Il demeure stupéfiant qu’il ait fallu statuer dans une juridiction de recours, la cour d’appel, sur des éléments patents étrangers au dossier, produits par ADP et acceptés comme tels par les prud’hommes. Aéroports de Paris n’avait pas hésité à communiquer une dizaine de pièces sur des écrits en relation avec Thierry Badjeck publiés sur Internet relatifs à la traite négrière atlantique, à l’humoriste Dieudonné, … Laissant conclure que la participation à titre privé d’un salarié aux débats de sa société, objectivée partiellement au moins par effraction dans ses correspondances personnelles, pondérait l’accusation de discrimination raciste dans l’évolution d’une carrière ou dans le recrutement ! Le fait est qu’un tel amalgame a été validé en première instance, ce qui est très grave et mériterait des suites … judiciaires.

 

La justice a lavé en partie son honneur par la décision du 05 juillet et envoie un message décrypté non pas aux entreprises et aux maîtres des marchés mais à tous les discriminés trop souvent effrayés par des sanctions formelles, illégales ou des intimidations.
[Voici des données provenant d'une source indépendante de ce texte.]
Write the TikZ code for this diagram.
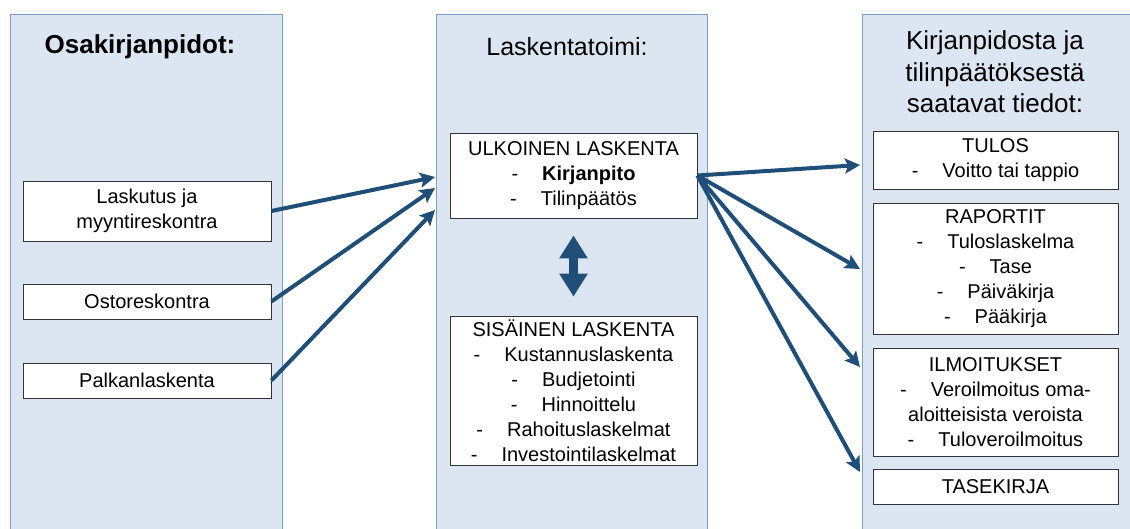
\documentclass[tikz,border=0pt]{standalone}
\usepackage{fontspec}
\setmainfont{Liberation Sans}
\usepackage{xcolor}
\usepackage{tikz}
\usetikzlibrary{arrows.meta}
\definecolor{panelfill}{HTML}{DCE6F2}
\definecolor{panelline}{HTML}{7F9DC9}
\definecolor{arrowblue}{HTML}{1F4E79}
\newcommand{\kohta}[1]{-\hspace{24pt}#1}
\tikzset{
  panel/.style   = { draw=panelline, fill=panelfill, line width=1pt, inner sep=0pt, minimum width=#1, minimum height=530pt },
  title/.style   = { align=center, font=\fontsize{25}{31.5}\selectfont },
  box/.style     = { draw=black!80, fill=white, line width=0.8pt, inner sep=0pt, align=center, font=\fontsize{20}{25}\selectfont },
  flow/.style    = { line width=4pt, arrowblue, -{Stealth[length=15pt,width=15pt,inset=3pt]} },
  updown/.style  = { line width=9pt, arrowblue, {Triangle[length=23pt,width=27pt]}-{Triangle[length=23pt,width=27pt]} }
}

\begin{document}
\begin{tikzpicture}[x=1pt,y=-1pt]
\useasboundingbox (0,0) rectangle (1130,528);
\node[panel=272pt] (osapanel) at (146,279) {};
\node[panel=271pt] (laskpanel) at (571.5,279) {};
\node[panel=280pt] (tietopanel) at (1002,279) {};
\node[title, font=\fontsize{26}{31.5}\selectfont\bfseries] (osatitle) at (140,47) {Osakirjanpidot:};
\node[title] (lasktitle) at (567,47) {Laskentatoimi:};
\node[title, font=\fontsize{26}{31.5}\selectfont] (tietotitle) at (995,72) {Kirjanpidosta ja\\tilinpäätöksestä\\saatavat tiedot:};
\node[box, minimum width=248pt, minimum height=60pt] (laskutus) at (147,211) {Laskutus ja\\myyntireskontra};
\node[box, minimum width=248pt, minimum height=35pt] (ostot) at (147,301.5) {Ostoreskontra};
\node[box, minimum width=248pt, minimum height=35pt] (palkat) at (147,380.5) {Palkanlaskenta};
\node[box, minimum width=247pt, minimum height=85pt] (ulkoinen) at (573.5,175.5) {ULKOINEN LASKENTA\\\kohta{\textbf{Kirjanpito}}\\\kohta{Tilinpäätös}};
\node[box, minimum width=247pt, minimum height=149pt] (sisainen) at (573.5,390.5) {SISÄINEN LASKENTA\\\kohta{Kustannuslaskenta}\\\kohta{Budjetointi}\\\kohta{Hinnoittelu}\\\kohta{Rahoituslaskelmat}\\\kohta{Investointilaskelmat}};
\node[box, minimum width=245pt, minimum height=58pt] (tulos) at (995.5,160) {TULOS\\\kohta{Voitto tai tappio}};
\node[box, minimum width=245pt, minimum height=131pt] (raportit) at (995.5,268.5) {RAPORTIT\\\kohta{Tuloslaskelma}\\\kohta{Tase}\\\kohta{Päiväkirja}\\\kohta{Pääkirja}};
\node[box, minimum width=245pt, minimum height=108pt] (ilmoitukset) at (995.5,402) {ILMOITUKSET\\\kohta{Veroilmoitus oma-}\\aloitteisista veroista\\\kohta{Tuloveroilmoitus}};
\node[box, minimum width=245pt, minimum height=35pt] (tasekirja) at (995.5,486.5) {TASEKIRJA};
\coordinate (sisaan1) at (435,177);
\coordinate (sisaan2) at (435,188);
\coordinate (sisaan3) at (435,210);
\coordinate (ulos1) at (860,165);
\coordinate (ulos2) at (860,269);
\coordinate (ulos3) at (860,367);
\coordinate (ulos4) at (860,472);
\draw[flow] (laskutus.east) -- (sisaan1);
\draw[flow] (ostot.east) -- (sisaan2);
\draw[flow] (palkat.east) -- (sisaan3);
\draw[flow] (ulkoinen.east) -- (ulos1);
\draw[flow] (ulkoinen.east) -- (ulos2);
\draw[flow] (ulkoinen.east) -- (ulos3);
\draw[flow] (ulkoinen.east) -- (ulos4);
\draw[updown, shorten <=17pt, shorten >=19pt] (ulkoinen.south) -- (sisainen.north);
\end{tikzpicture}
\end{document}
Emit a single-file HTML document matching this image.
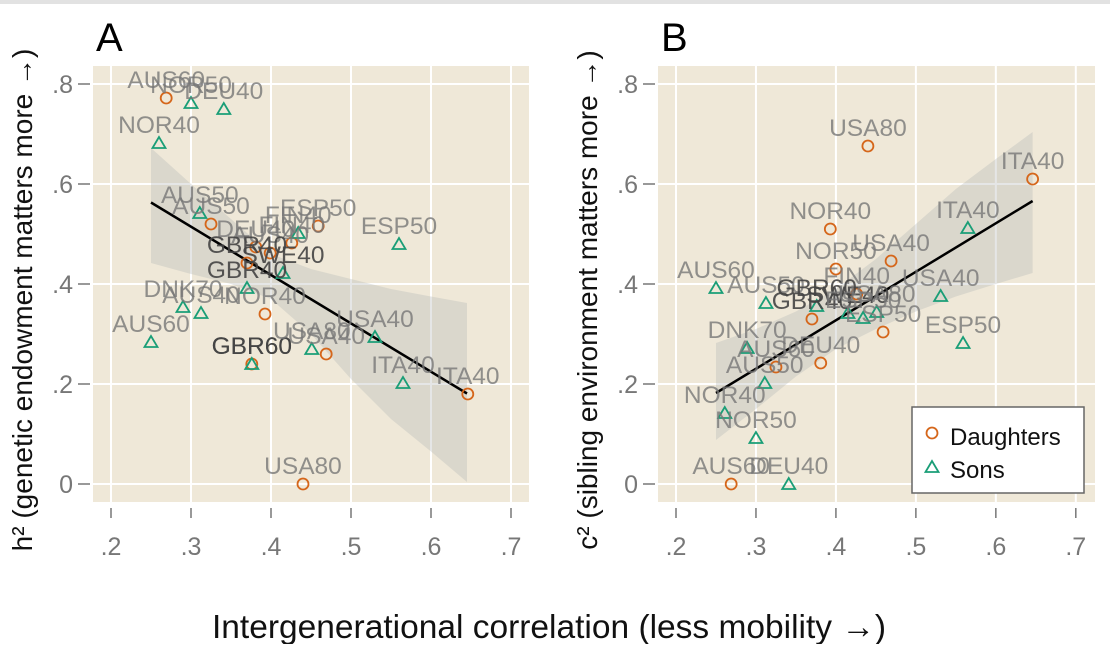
<!DOCTYPE html>
<html><head><meta charset="utf-8"><style>
body{margin:0;background:#fff;width:1110px;height:644px;overflow:hidden;font-family:"Liberation Sans",sans-serif}
</style></head><body>
<svg width="1110" height="644" viewBox="0 0 1110 644" xmlns="http://www.w3.org/2000/svg">
<rect x="0" y="0" width="1110" height="4" fill="#e2e2e2"/>
<g id="root"></g>
<text x="549" y="638" text-anchor="middle" font-size="33.5" fill="#111">Intergenerational correlation (less mobility →)</text>
</svg>
<script>
// Panel A data
const aX=[.269,.325,.381,.426,.459,.399,.37,.3925,.469,.376,.646,.44, .30,.341,.26,.311,.434,.415,.37,.29,.3125,.25,.376,.451,.53,.565,.56];
const aY=[.772,.52,.474,.482,.516,.462,.442,.34,.26,.24,.18,0, .762,.75,.682,.542,.502,.422,.392,.354,.342,.284,.24,.27,.294,.202,.48];
const aKind=['d','d','d','d','d','d','d','d','d','d','d','d','s','s','s','s','s','s','s','s','s','s','s','s','s','s','s'];
const aLabel=['AUS60','AUS50','DEU40','FIN40','ESP50','AUS40','GBR40','NOR40','USA40','GBR60','ITA40','USA80','NOR50','DEU40','NOR40','AUS50','FIN40','SWE40','GBR40','DNK70','AUS40','AUS60','GBR60','USA80','USA40','ITA40','ESP50'];
const aDark=['GBR40','SWE40','GBR60'];
const aFit=[[.25,.563],[.645,.181]];
const aBandX=[.25,.3,.35,.4,.45,.5,.55,.6,.645];
const aBandHi=[.672,.60,.53,.46,.43,.41,.39,.375,.362];
const aBandLo=[.442,.42,.40,.37,.30,.21,.13,.065,.004];
// Panel B data
const bX=[.44,.646,.393,.469,.40,.426,.37,.459,.381,.325,.269, .565,.25,.531,.3125,.376,.415,.434,.451,.559,.289,.311,.261,.30,.341];
const bY=[.676,.61,.51,.446,.43,.38,.33,.304,.242,.234,0, .512,.392,.376,.362,.356,.342,.332,.344,.282,.272,.202,.142,.092,0];
const bKind=['d','d','d','d','d','d','d','d','d','d','d','s','s','s','s','s','s','s','s','s','s','s','s','s','s'];
const bLabel=['USA80','ITA40','NOR40','USA40','NOR50','FIN40','GBR40','ESP50','DEU40','AUS60','AUS60','ITA40','AUS60','USA40','AUS50','GBR60','SWE40','ESP50','USA80','ESP50','DNK70','AUS50','NOR40','NOR50','DEU40'];
const bFit=[[.25,.182],[.646,.566]];
const bBandX=[.25,.3,.35,.4,.45,.5,.55,.6,.646];
const bBandHi=[.282,.31,.345,.39,.45,.52,.59,.65,.704];
const bBandLo=[.088,.15,.215,.27,.31,.345,.375,.40,.422];
const xTicks=[.2,.3,.4,.5,.6,.7];
const xTickLabels=['.2','.3','.4','.5','.6','.7'];
const yTicks=[0,.2,.4,.6,.8];
const yTickLabels=['0','.2','.4','.6','.8'];

const NS='http://www.w3.org/2000/svg';
const root=document.getElementById('root');
function mk(tag,attrs,parent){const e=document.createElementNS(NS,tag);for(const k in attrs)e.setAttribute(k,attrs[k]);(parent||root).appendChild(e);return e;}

function panel(p){
  const g=mk('g',{});
  
  
  const sx=v=>p.x0+(v-.2)*p.kx, sy=v=>484-v*500;
  const bg=mk('rect',{x:p.bgL,y:66,width:p.bgR-p.bgL,height:436,fill:'#efe8d8'},g);
  
  
  xTicks.forEach((t,i)=>{
    const l=mk('line',{x1:sx(t),x2:sx(t),y1:66,y2:502,stroke:'#fff','stroke-width':2},g);
    
    
    const tk=mk('line',{x1:sx(t),x2:sx(t),y1:508,y2:518,stroke:'#777','stroke-width':1.5},g);
    
    
    const tx=mk('text',{x:sx(t),y:555,'text-anchor':'middle','font-size':25,fill:'#777'},g);
    tx.textContent=xTickLabels[i];
    
    
  });
  yTicks.forEach((t,i)=>{
    const l=mk('line',{x1:p.bgL,x2:p.bgR,y1:sy(t),y2:sy(t),stroke:'#fff','stroke-width':2},g);
    
    
    const tk=mk('line',{x1:p.bgL-15,x2:p.bgL-3,y1:sy(t),y2:sy(t),stroke:'#777','stroke-width':1.5},g);
    
    
    const tx=mk('text',{x:p.bgL-20,y:sy(t)+9,'text-anchor':'end','font-size':25,fill:'#777'},g);
    tx.textContent=yTickLabels[i];
    
    
  });
  let pts=p.bx.map((x,i)=>sx(x)+','+sy(p.hi[i]));
  for(let i=p.bx.length-1;i>=0;i--)pts.push(sx(p.bx[i])+','+sy(p.lo[i]));
  const band=mk('polygon',{points:pts.join(' '),fill:'#b4b8b8','fill-opacity':0.35},g);
  
  
  const fl=mk('line',{x1:sx(p.fit[0][0]),y1:sy(p.fit[0][1]),x2:sx(p.fit[1][0]),y2:sy(p.fit[1][1]),stroke:'#000','stroke-width':2.5},g);
  
  
  p.xs.forEach((x,i)=>{
    const cx=sx(x),cy=sy(p.ys[i]);
    let m;
    if(p.kind[i]==='d'){m=mk('circle',{cx:cx,cy:cy,r:5.5,fill:'none',stroke:'#d5661a','stroke-width':1.8},g);
      }
    else{m=mk('polygon',{points:`${cx},${cy-6} ${cx-6.5},${cy+5} ${cx+6.5},${cy+5}`,fill:'none',stroke:'#1a9e77','stroke-width':1.8},g);
      }
    
  });
  p.xs.forEach((x,i)=>{
    const dark=aDark.includes(p.lab[i]);
    const t=mk('text',{x:sx(x),y:sy(p.ys[i])-10,'text-anchor':'middle','font-size':24.5,fill:dark?'#444':'#777','fill-opacity':dark?0.9:0.8},g);
    t.textContent=p.lab[i];
    
    
  });
  const L=mk('text',{x:p.bgL+3,y:51,'font-size':40,fill:'#000'},g);
  L.textContent=p.letter;
  
  
  const yt=mk('text',{x:0,y:0,'text-anchor':'middle','font-size':28,fill:'#111',transform:`translate(${p.ytx},300) rotate(-90)`},g);
  yt.textContent=p.ytitle;
  
  
}
panel({name:'panel-a',x0:111,kx:800,bgL:93,bgR:529,xs:aX,ys:aY,kind:aKind,lab:aLabel,bx:aBandX,hi:aBandHi,lo:aBandLo,fit:aFit,letter:'A',ytx:32,ytitle:'h² (genetic endowment matters more →)'});
panel({name:'panel-b',x0:676,kx:799.6,bgL:658,bgR:1095,xs:bX,ys:bY,kind:bKind,lab:bLabel,bx:bBandX,hi:bBandHi,lo:bBandLo,fit:bFit,letter:'B',ytx:597,ytitle:'c² (sibling environment matters more →)'});

const lg=mk('g',{});


mk('rect',{x:912,y:407,width:172,height:86,fill:'#fff',stroke:'#666','stroke-width':1.5},lg);
mk('circle',{cx:932,cy:433,r:5.5,fill:'none',stroke:'#d5661a','stroke-width':1.8},lg);
const l1=mk('text',{x:950,y:445,'font-size':24,fill:'#111'},lg);l1.textContent='Daughters';


mk('polygon',{points:'932,461 925.5,472 938.5,472',fill:'none',stroke:'#1a9e77','stroke-width':1.8},lg);
const l2=mk('text',{x:950,y:478,'font-size':24,fill:'#111'},lg);l2.textContent='Sons';


</script>
</body></html>
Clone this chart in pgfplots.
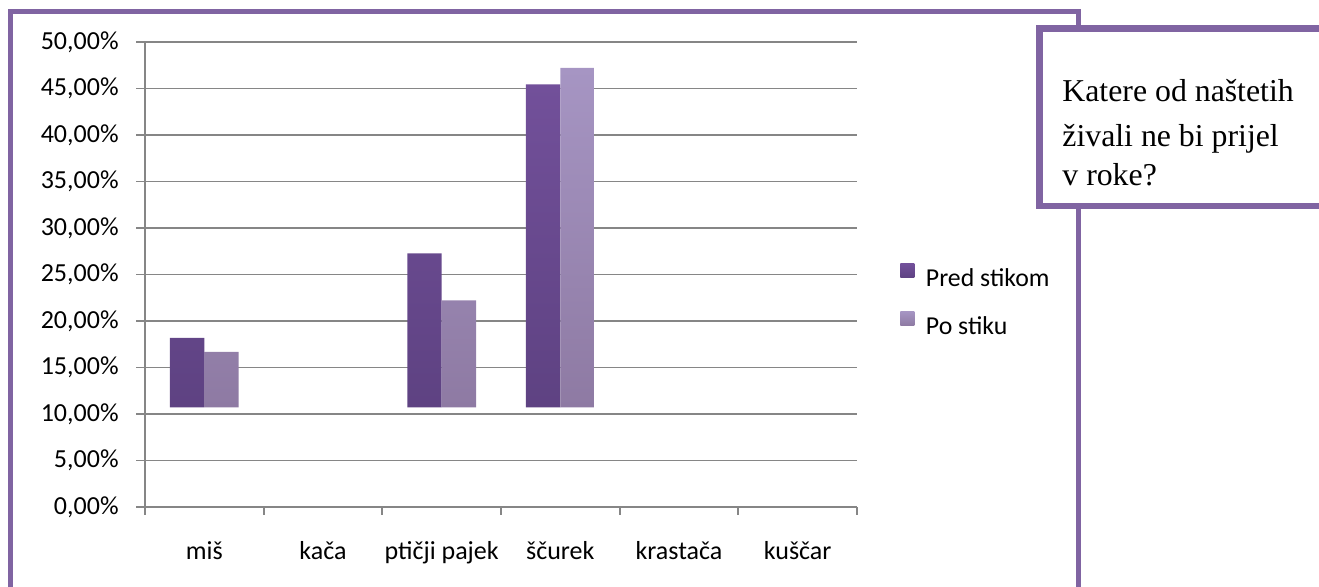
\documentclass[border=0pt]{standalone}
\usepackage{pgfplots}
\pgfplotsset{compat=1.18}
\usepackage{pgfplotstable}
\usepackage{fontspec}
\setmainfont{Carlito}
\newfontfamily\timesf{Liberation Serif}
\definecolor{framec}{HTML}{8064A2}
\definecolor{gridc}{HTML}{868686}
\definecolor{predT}{HTML}{72509A}
\definecolor{predB}{HTML}{5E4282}
\definecolor{poT}{HTML}{A695C3}
\definecolor{poB}{HTML}{8E7AA3}

\pgfplotstableread{
x pred po
0 18.18 16.67
2 27.27 22.22
3 45.45 47.22
}\data

\begin{document}
\begin{tikzpicture}
\useasboundingbox (0pt,0pt) rectangle (659.5pt,-293.5pt);
\begin{scope}
\clip (0pt,0pt) rectangle (659.5pt,-293.5pt);
\draw[framec, line width=2.5pt] (5.25pt,-6pt) rectangle (539pt,-320pt);
\end{scope}
\begin{axis}[
  at={(72.5pt,-253.5pt)}, anchor=south west,
  scale only axis, width=356pt, height=232.5pt,
  xmin=-0.5, xmax=5.5, ymin=0, ymax=50,
  y coord trafo/.code={\pgfmathparse{#1-10.7}},
  y coord inv trafo/.code={\pgfmathparse{#1+10.7}},
  axis lines*=left,
  axis line style={gridc, line width=0.9pt},
  ymajorgrids, grid style={gridc, line width=0.9pt},
  tick align=outside,
  major tick length=4.5pt, minor tick length=4pt,
  tick style={gridc, line width=0.9pt},
  major x tick style={draw=none},
  xtick={0,1,2,3,4,5},
  xticklabels={miš,kača,ptičji pajek,ščurek,krastača,kuščar},
  minor xtick={-0.5,0.5,1.5,2.5,3.5,4.5,5.5},
  ytick={0,5,10,15,20,25,30,35,40,45,50},
  yticklabels={{0,00\%},{5,00\%},{10,00\%},{15,00\%},{20,00\%},{25,00\%},{30,00\%},{35,00\%},{40,00\%},{45,00\%},{50,00\%}},
  ticklabel style={font=\fontsize{13}{15}\selectfont, text=black},
  yticklabel style={anchor=east, inner sep=0pt, xshift=-8.5pt},
  xticklabel style={anchor=base, inner sep=0pt, yshift=-22pt},
  every axis plot/.append style={legend image code/.code={\path[##1, draw=none] (0pt,0.6pt) rectangle (7pt,7.6pt);}},
  legend style={draw=none, fill=none, inner sep=0pt, at={(1.0604,0.4398)}, anchor=west,
     font=\fontsize{12.9}{15}\selectfont, row sep=9pt,
     /tikz/every odd column/.append style={column sep=3.8pt}},
  legend cell align=left,
]
\addplot[ybar, bar width=0.29, bar shift=-0.145, draw=none, top color=predT, bottom color=predB]
  table[x=x, y=pred]{\data};
\addplot[ybar, bar width=0.29, bar shift=0.145, draw=none, top color=poT, bottom color=poB]
  table[x=x, y=po]{\data};
\legend{Pred stikom, Po stiku}
\end{axis}
\begin{scope}
\clip (0pt,0pt) rectangle (659.5pt,-293.5pt);
\draw[framec, line width=3.25pt, fill=white] (519.75pt,-14.25pt) rectangle (675pt,-103pt);
\end{scope}
\node[anchor=base west, inner sep=0pt, font=\timesf\fontsize{15.9}{18}\selectfont] at (531pt,-51pt) {Katere od naštetih};
\node[anchor=base west, inner sep=0pt, font=\timesf\fontsize{15.9}{18}\selectfont] at (531pt,-73.5pt) {živali ne bi prijel};
\node[anchor=base west, inner sep=0pt, font=\timesf\fontsize{15.9}{18}\selectfont] at (531pt,-93pt) {v roke?};
\end{tikzpicture}
\end{document}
On ne peut pas faire fi, c’est certain, des conditions matérielles qui empêchent souvent une résistance individuelle durable. La vérité de cette première bataille gagnée par Badjeck au front, ses trois collègues et les trop peu nombreux mais volontaires qui les ont aidé à organiser leur défense et la médiatisation a minima de cette affaire, est bien dans le caractère historique d’un discriminé soutenu par des collègues blancs, tous condamnés et finalement tous réintégrés.

La victoire est donc de taille même si Badjeck n’a toujours pas obtenu le poste de cadre, mais pour la première fois une entreprise aussi importante perd une manche judiciaire décisive et est obligée par un Non-Blanc à respecter le droit du travail valable pour tous indépendamment des considérations raciales et autres.

La grande défaillance des syndicats, et du syndicalisme européen en général dans les questions de discrimination dans le monde du travail est une réalité en soi du racisme dans les sociétés dites démocratiques. Il faudra bien que cette question soit soulevée un jour, sans oublier celle de l’absence chronique de mobilisation des discriminés eux-mêmes.